Emilie ne comprend rien à ce diaporama même si elle l’a déjà regardé plusieurs fois.

Emilie est neurologue.
Elle a fait ses études en neurosciences afin de percer les mystères du cerveau.
Elle a aidé son professeur dans son recherche sur le mémoire parce que sa capture et sa conservation l’intéressent toujours.
Son professeur a beaucoup révolutionné dans ce domaine parce qu’il a inventé un scanner pour les esprits, un appareil plus puissant que l'appareil IRM.
Grâce à ses efforts, maintenant on peut accéder à nos pensées et les filmer instantanément.
Les médecins ont autorisé de sauvegarder et d’effacer les mauvais souvenirs pour résoudre les traumatismes. 
Avec cet appareil, les médecins légistes aident la police à trouver les criminels en étudiant les pensées inconscientes des victimes.
On profite tellement du travail de ce professeur dont Emilie est toujours si fière.

Hier soir, un homme a été emmené par l'ambulance aux urgences.
Il était gravement blessé à la tête et son pronostic vital était engagé.
Mais selon les médecins de garde, il existait aussi des chances raisonnables qu’il puisse s'en sortir.
Après être sorti de la salle d'opération, l'homme s’est endormi profondément.
Un jour, deux jours, trois jours, une semaine... Le rétablissement était lent mais progressait quand même.
Malheureusement, il ne s'est jamais réveillé. 
Les médecins avaient beau expliquer son état, ils ont demandé à Emilie de s’occuper de ce cas.
En scannant le cerveau de l’homme, Emilie n'a vu qu’une seule et unique image : un enfant courant après son ballon dans le parc.
Elle a agrandi l'image et a examiné chaque pixel pour recueillir le moindre indice mais elle n'a rien trouvé.
Elle avait l’impression qu’il dormait afin de s'évader dans un lieu imaginaire.
Elle a regardé le beau visage de l’homme et elle voulait comprendre ses peines et ses problèmes.
Cependant, l’homme ne lui a jamais répondu.
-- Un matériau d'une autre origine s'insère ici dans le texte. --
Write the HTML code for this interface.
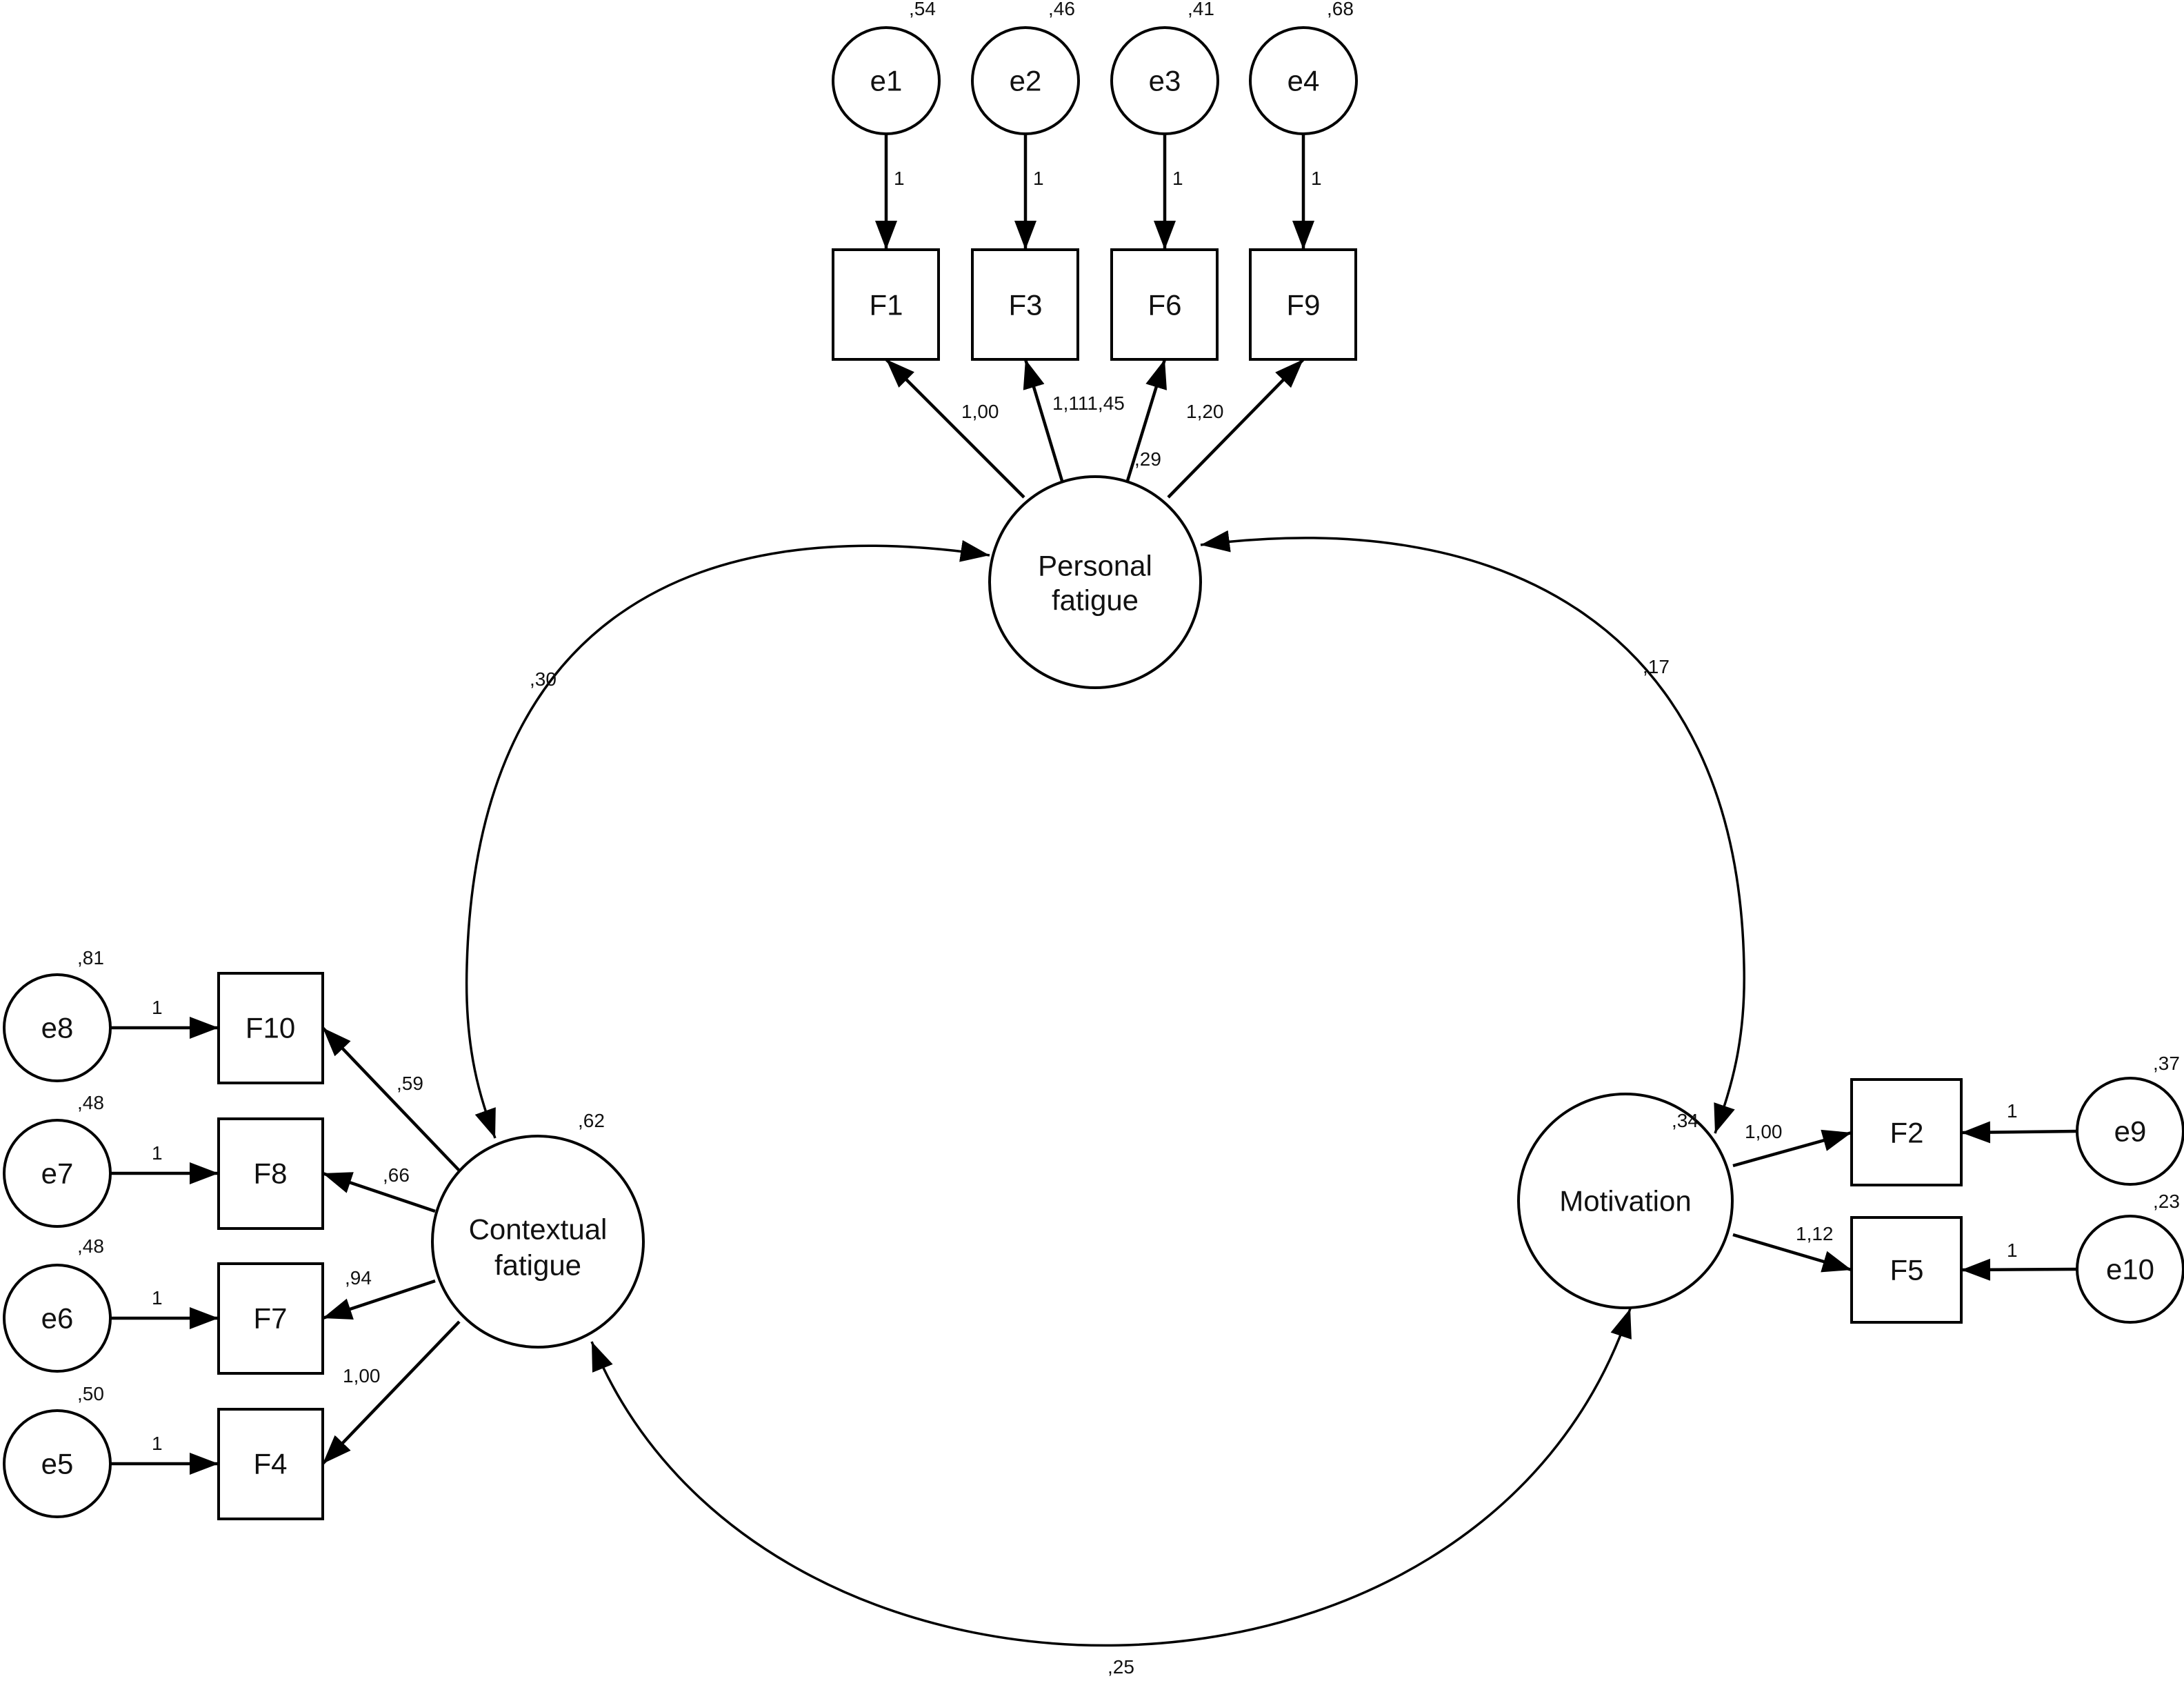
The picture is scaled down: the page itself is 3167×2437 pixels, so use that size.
<!DOCTYPE html>
<html><head><meta charset="utf-8"><style>
html,body{margin:0;padding:0;background:#fff;}
svg{display:block;}
text{font-family:"Liberation Sans",Arial,sans-serif;fill:#111;}
.n{font-size:42px;text-anchor:middle;dominant-baseline:central;}
.s{font-size:28px;}
</style></head><body>
<svg width="3167" height="2437" viewBox="0 0 3167 2437" xmlns="http://www.w3.org/2000/svg">
<defs>
<marker id="a" markerUnits="userSpaceOnUse" markerWidth="44" markerHeight="34" refX="42" refY="16" orient="auto-start-reverse">
<path d="M0,0 L42,16 L0,32 z" fill="#000"/>
</marker>
</defs>
<g fill="#fff" stroke="#000" stroke-width="4">
<!-- top errors -->
<circle cx="1285" cy="117" r="77"/><circle cx="1487" cy="117" r="77"/><circle cx="1689" cy="117" r="77"/><circle cx="1890" cy="117" r="77"/>
<rect x="1208" y="362" width="153" height="159"/><rect x="1410" y="362" width="153" height="159"/><rect x="1612" y="362" width="153" height="159"/><rect x="1813" y="362" width="153" height="159"/>
<circle cx="1588" cy="844" r="153"/>
<!-- left -->
<circle cx="83" cy="1490" r="77"/><circle cx="83" cy="1701" r="77"/><circle cx="83" cy="1911" r="77"/><circle cx="83" cy="2122" r="77"/>
<rect x="317" y="1411" width="151" height="159"/><rect x="317" y="1622" width="151" height="159"/><rect x="317" y="1832" width="151" height="159"/><rect x="317" y="2043" width="151" height="159"/>
<circle cx="780" cy="1800" r="153"/>
<!-- right -->
<circle cx="2357" cy="1741" r="155"/>
<rect x="2685" y="1565" width="159" height="153"/><rect x="2685" y="1765" width="159" height="152"/>
<circle cx="3089" cy="1640" r="77"/><circle cx="3089" cy="1840" r="77"/>
</g>
<g stroke="#000" stroke-width="4.5" fill="none" marker-end="url(#a)">
<line x1="1285" y1="195" x2="1285" y2="362"/><line x1="1487" y1="195" x2="1487" y2="362"/><line x1="1689" y1="195" x2="1689" y2="362"/><line x1="1890" y1="195" x2="1890" y2="362"/>
<line x1="1485" y1="721" x2="1285" y2="521"/><line x1="1540" y1="697" x2="1487" y2="521"/><line x1="1635" y1="697" x2="1689" y2="521"/><line x1="1694" y1="721" x2="1890" y2="521"/>
<line x1="161" y1="1490" x2="317" y2="1490"/><line x1="161" y1="1701" x2="317" y2="1701"/><line x1="161" y1="1911" x2="317" y2="1911"/><line x1="161" y1="2122" x2="317" y2="2122"/>
<line x1="666" y1="1697" x2="468" y2="1490"/><line x1="631" y1="1756" x2="468" y2="1701"/><line x1="631" y1="1857" x2="468" y2="1911"/><line x1="666" y1="1916" x2="468" y2="2122"/>
<line x1="2513" y1="1690" x2="2685" y2="1642"/><line x1="2513" y1="1790" x2="2685" y2="1841"/>
<line x1="3012" y1="1640" x2="2844" y2="1642"/><line x1="3012" y1="1840" x2="2844" y2="1841"/>
</g>
<g stroke="#000" stroke-width="3.5" fill="none" marker-start="url(#a)" marker-end="url(#a)">
<path d="M1435,805 C1000,740 690,900 677,1400 C673,1530 700,1600 718,1650"/>
<path d="M1741,790 C2170,735 2520,900 2529,1400 C2532,1520 2505,1590 2487,1643"/>
<path d="M858,1945 C1100,2540 2150,2540 2364,1897"/>
</g>
<g class="n">
<text x="1285" y="117">e1</text><text x="1487" y="117">e2</text><text x="1689" y="117">e3</text><text x="1890" y="117">e4</text>
<text x="1285" y="442">F1</text><text x="1487" y="442">F3</text><text x="1689" y="442">F6</text><text x="1890" y="442">F9</text>
<text x="1588" y="820">Personal</text><text x="1588" y="870">fatigue</text>
<text x="83" y="1490">e8</text><text x="83" y="1701">e7</text><text x="83" y="1911">e6</text><text x="83" y="2122">e5</text>
<text x="392" y="1490">F10</text><text x="392" y="1701">F8</text><text x="392" y="1911">F7</text><text x="392" y="2122">F4</text>
<text x="780" y="1782">Contextual</text><text x="780" y="1834">fatigue</text>
<text x="2357" y="1741">Motivation</text>
<text x="2765" y="1642">F2</text><text x="2765" y="1841">F5</text>
<text x="3089" y="1640">e9</text><text x="3089" y="1840">e10</text>
</g>
<g class="s">
<text x="1318" y="22">,54</text><text x="1520" y="22">,46</text><text x="1722" y="22">,41</text><text x="1924" y="22">,68</text>
<text x="1296" y="268">1</text><text x="1498" y="268">1</text><text x="1700" y="268">1</text><text x="1901" y="268">1</text>
<text x="1394" y="606">1,00</text><text x="1526" y="594">1,111,45</text><text x="1645" y="675">,29</text><text x="1720" y="606">1,20</text>
<text x="768" y="994">,30</text><text x="2382" y="976">,17</text><text x="1606" y="2426">,25</text>
<text x="838" y="1634">,62</text><text x="2424" y="1634">,34</text>
<text x="112" y="1398">,81</text><text x="112" y="1608">,48</text><text x="112" y="1816">,48</text><text x="112" y="2030">,50</text>
<text x="220" y="1470">1</text><text x="220" y="1681">1</text><text x="220" y="1891">1</text><text x="220" y="2102">1</text>
<text x="575" y="1580">,59</text><text x="555" y="1713">,66</text><text x="500" y="1862">,94</text><text x="497" y="2004">1,00</text>
<text x="2530" y="1650">1,00</text><text x="2604" y="1798">1,12</text>
<text x="2910" y="1620">1</text><text x="2910" y="1822">1</text>
<text x="3122" y="1551">,37</text><text x="3122" y="1751">,23</text>
</g>
</svg>
</body></html>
Il se contentait de plisser un peu les yeux, ou de trembler ses lèvres dans son sommeil interminable.
Elle a admis que c’était un cas difficile.
Soudain, son professeur lui a manqué. Elle voulait qu'il soit là, pour l'encourager.
Malheureusement, il était mort depuis presque 10 ans : il est décédé après avoir conféré le doctorat à Emilie en 2093.

Une semaine plus tard, Emilie a apporté un ballon à son patient endormi.
En arrivant dans la salle, elle a hésité derrière la porte : elle a vu une jeune femme qui jouait au poker dans la salle de son patient.
C’était vraiment un drôle de jeu : la jeune femme a mis des cartes sur le torse de l’homme.
Elle en a tiré une, et puis, elle a regardé l’homme.
Elle a hésité, et elle en a encore distribué une autre.
Tantôt elle fronçait les sourcils, tantôt elle souriait.
Elle s'est contenté de jouer seule, mais on aurait dit une partie de poker difficile.
Plusieurs tours se sont produits de cette façon et ça a beaucoup amusé Emilie.
Alors Emilie a regardé plus attentivement : en fait l’homme a joué avec la femme en acquiesçant d'un signe sans le moindre mouvement, tantôt de ses lèvres, tantôt de ses paupières.
Soudain, elle s'est rendu compte qu'elle avait manqué des choses simples depuis longtemps.
En fin, la jeune femme a récupéré les cartes. Elle a embrassé l'homme avant de partir.
Quand elle a croisé Emilie dans le couloir, elle était tout sourire.
Emilie est restée plantée là, même si son ballon s’était déjà évadé de sa main.
Il parait qu’il a gaiment flotté dans le couloir, rempli d’un parfum de jasmin.